I'm of two minds about this book: I appreciated learning about Lorena Hickok's considerable positive contribution to FDR's years as President and as a tremendously affirmative support for Eleanor Roosevelt. However, I did get bogged down with the breadth and detail of FDR's political career, within which I had to sometimes search for the nuggets of the story of "Hick" and Eleanor, to the point that I found myself avoiding "that damn book", and making myself groaningly finish it.
The first half fulfills the promise of its title, and moves along briskly and well. Hisk and Eleanor met on the Democratic convention trail, and gradually, Hick became Eleanor's sidekick and personal reporter. Eventually, she was asked to move into the White House and found work through Eleanor, which kept them in close company. Hick had grown up in abject poverty and her attitudes helped Eleanor to see America's Depression devastated people as those who needed action, and in turn influence her husband in government.
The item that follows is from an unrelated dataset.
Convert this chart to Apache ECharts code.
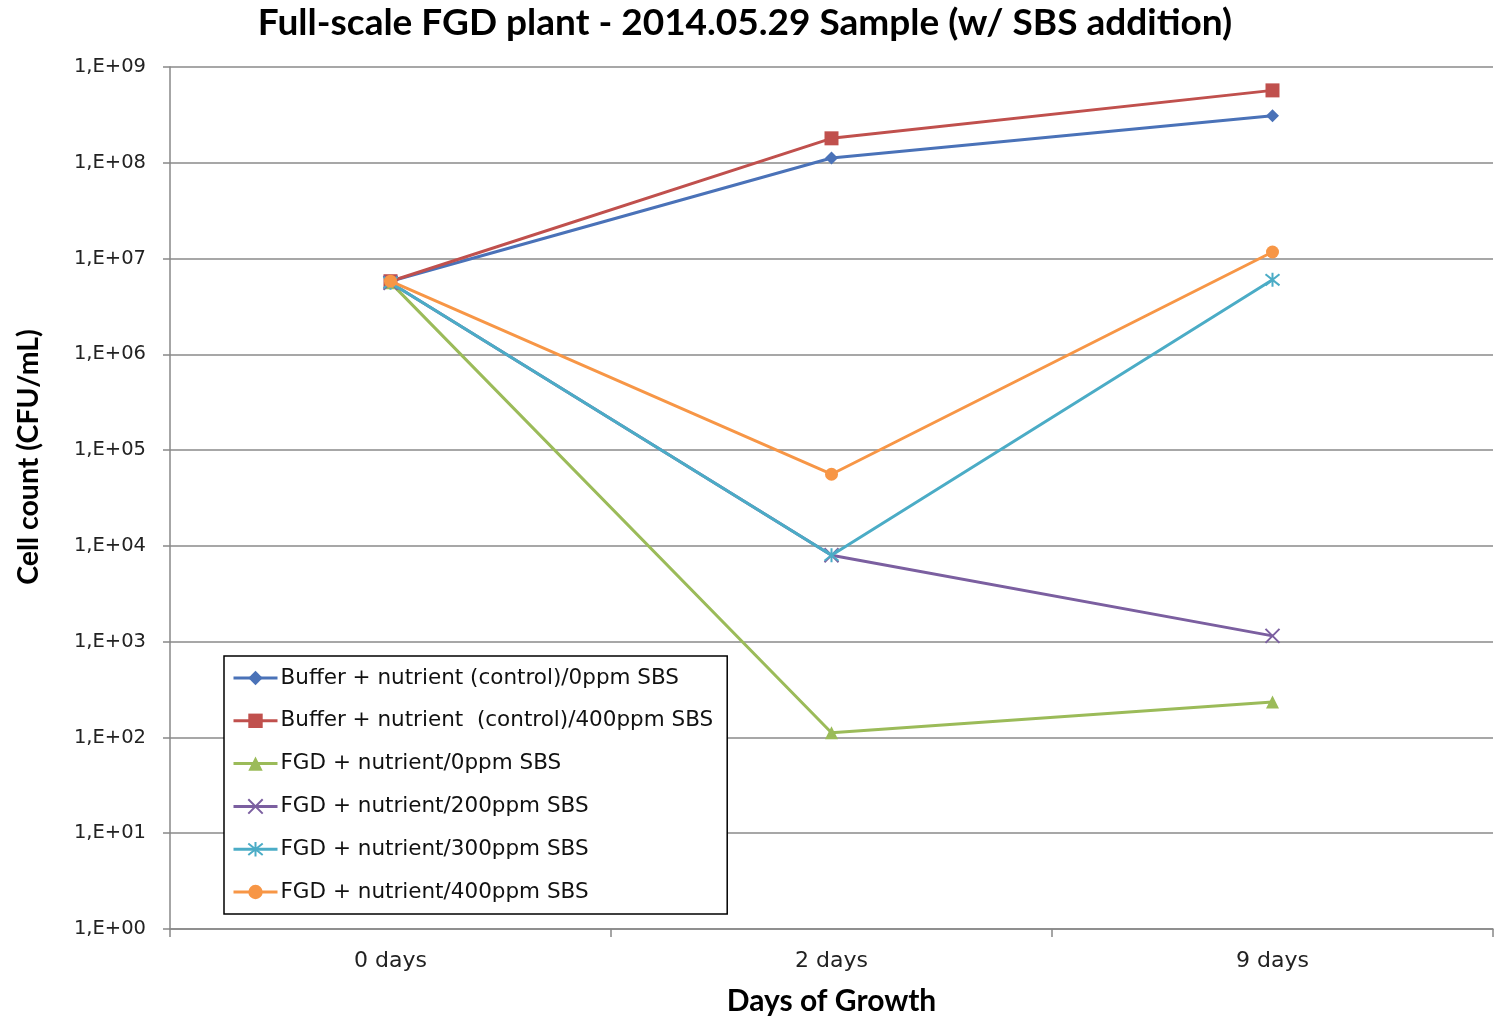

Eleanor, as well, gained incredible self confidence with Hick's mentoring; her newspaper column, My Day, and eventual books, resulted from Hick's praise of their letters to one another. Hick offered her heart, time and insight unconditionally to Eleanor for thirty years.
The politics of the times do reverberate with a degree of déjà vu, the comparisons of slumping economies and jobless people being a critical issue in 1932 and today.
Some points, quotes and contrasts:
"Hick's travels through Georgia, Florida, and North and South Carolina led her to conclude that the rural South had never progressed beyond slave labor. 'When their slaves were taken away, they proceeded to establish a system of peonage that was as close to slavery as it possibly could be and included Whites as well as Blacks. That's all the tenant farmer is... a slave."
"The complaint of Governor Talmadge, that federal funds were luring workers away and causing a labor shortage were false, Hicks concluded. ...What really riled the establishment...in southern parlance, was that the... government should 'take all that trouble for jest pore white trashy an' Niggers.'"
The relief program was welcome for the terribly underpaid blacks. The "white growers liked it too, because it provided meagre sustenance in the off season", thus perpetuating a horrid cycle for poor underpaid and underemployed workers.
In 1934, the Works Progress Administration was formed, with "useful" projects. This program of the New Deal provided "more than eight million jobs to hungry and needy Americans, while enormously improving the country's infrastructure, transforming its public spaces, and INSPIRING A WAVE OF CREATIVITY IN THE ARTS."
In Roosevelt's third campaign for President, when Europe needed help in WWII, he ran against Wendell Willkie, Republican, who "was prone to making wild accusations: at one point he accused FDR of telephoning Hitler and Mussolini and urging them to 'sell Czechoslovakia down the river at Munich."
Hick wrote Eleanor, "Golly, he must be tough to cover. So much extemporaneous speaking- and always a chance to deny he said a thing, or say he was misinterpreted."
FDR "accused Willkie of using totalitarian techniques: repeating falsehoods over and over until people believed them. 'The majority of Americans will not be scared by this blitzkrieg of verbal incendiary bombs'".
Obviously, the American people of those times had a good barometer of what to fear.
Now, Eleanor continued to accrue a huge fan base while Hick was left to her own devices. In many ways, I came to dislike Eleanor Roosevelt even as I believe I understood her. Having suffered the terrible loss of both parents at a very early age, and harsh upbringing by her grandmother, Eleanor's behaviour showed evidence of disassociation. Intimate relationships caused her to distance coldly, yet be remarkably and almost naïvely generously "loving" to strangers who had no vested interest. After Hick loved her, and Eleanor grew in confidence, the First Lady shrugged off intimacy and moved on to an adoring public and volunteer work. Eleanor was a terrible mother, distant and really neglectful with their health; that original trauma may have interfered with her ability to truly bond, because of the fear triggered by loss. She compartmentalized her life, which is how she could be so effective in so many different areas but appalling in the ones closest to her. She was compelled to rescue, so was a remarkable advocate and public "personage", as Hicks described her. Access to the "person" was very limited, and that took its toll on Lorena Hickok.
So... worth the read. Lots to contemplate. Lots of detail, well researched and well written. 4 stars.